- Developer: Llamasoft
- Publisher: Llamasoft
- Designer: Jeff Minter
- Platforms: Commodore 64, Amiga, Atari ST, MS-DOS
- Release: 1984: C64; 1992: Amiga, ST, PC;
- Genre: Scrolling shooter
- Modes: Single-player, multiplayer

= Revenge of the Mutant Camels =

1984 video game

Revenge of the Mutant Camels is a horizontally scrolling shooter written by Jeff Minter for the Commodore 64 and published by Llamasoft in 1984. Enhanced versions for the Atari ST, Amiga, and IBM PC were released in 1992 as shareware.

==Gameplay==

Screenshot from the original Commodore 64 game.

A sequel of sorts to Attack of the Mutant Camels (also known as Advance of the Mega-Camels), this time the player controls a camel. The camel is armed by default with small blue shots, but can obtain other weapons and weapon upgrades by collecting power-ups during the game. In all but the Commodore 64 version, the camel is teamed up with a bipedal goat, who can be controlled either by the computer or by a second player. If the camel crouches down, the goat can mount it and ride on its back, enabling them to focus their firepower.

The game features a host of bizarre enemies, including: British telephone boxes, Polo mints, exploding sheep, skiing kangaroos, guys sitting on flying toilets, and even the jet plane controlled by the player in Attack of the Mutant Camels and a wave of Jeff Minters. In versions other than the Commodore 64 version, a variety of power-ups are available, including ecstasy tablets (for a turn of speed), spliffs (to fly over life's troubles), and apples (because they're good for you).

Unlike Attack of the Mutant Camels, it is possible for the player to win Revenge. After 42 waves of enemies are defeated the player is declared the winner. In the Commodore 64 version, this was indicated simply by the message "WELL DONE! YOU HAVE SAVED CAMELKIND!" being briefly flashed over the playfield before the game restarted on the first level.

==Development==
Revenge of the Mutant Camels was announced in the Dec 1983/Jan 1984 issue of Commodore Horizons with a prospective release for mid-December 1984. The game was written over a two month period.

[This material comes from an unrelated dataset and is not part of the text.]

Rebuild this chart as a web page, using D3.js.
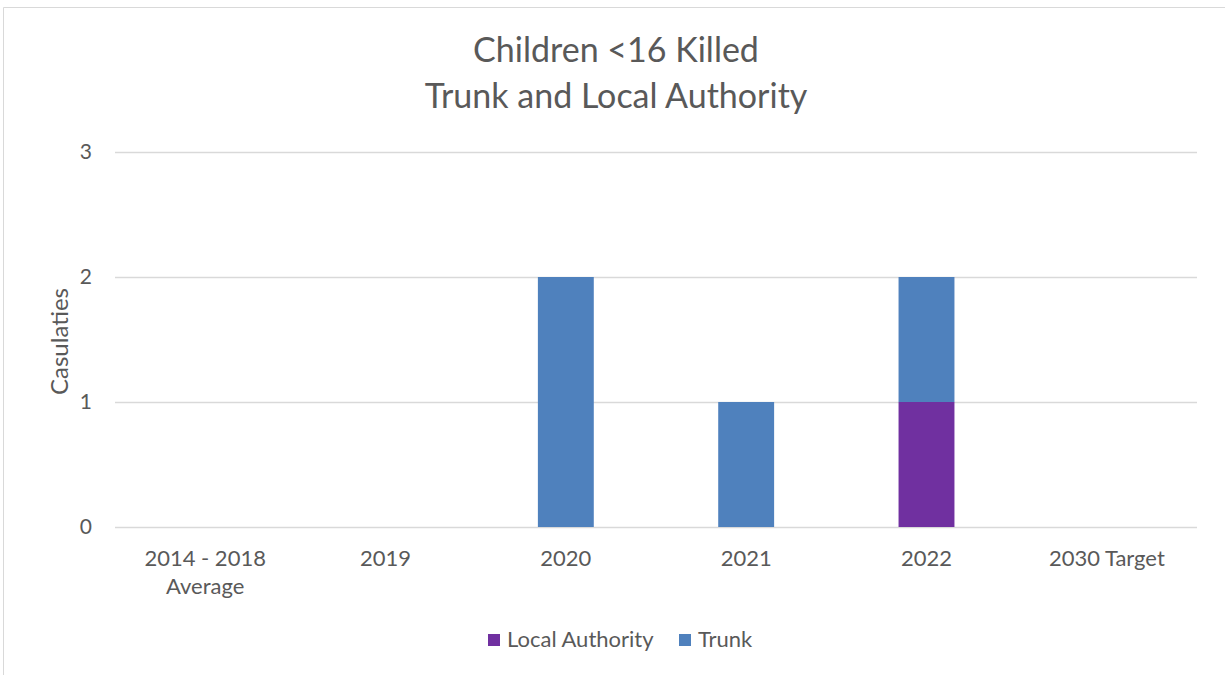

Ideas for various attack waves were created by Minter whilst on holiday in Crete and written down in a notebook. An innovation at the time was that this was the first UK program to use a fast loader – the German TURBO system. Minter was influenced by the reaction to the game Manic Miner having 20 levels, and so improved on this by creating 42 different levels for Revenge.

The theme music for the Commodore 64 version was arranged by James Lisney and was based on Ballet égyptien by Alexandre Luigini.

==Legacy==

Llamasoft developed a sequel to Revenge of the Mutant Camels entitled Revenge of the Mutant Camels II for the PC. It was published by Kool Dog Entertainment, a division of Guildhall Leisure which has since closed down. Due to poor sales and reception the title was withdrawn from shelves just weeks after release. The plot is a continuation of the story from the original Revenge of the Mutant Camels.

For Amiga, Revenge of Mutant Camels II was released with poor reception by Mastertronic in 1988. This release did not involve Minter himself, but in 1992 Minter released his own Amiga version entitled simply Revenge of the Mutant Camels as a shareware game (this is similar to the Atari ST version).

Almost 40 years after its first release, in 2021 Jeff Minter fixed a bug on collision detection in the Commodore 64 version.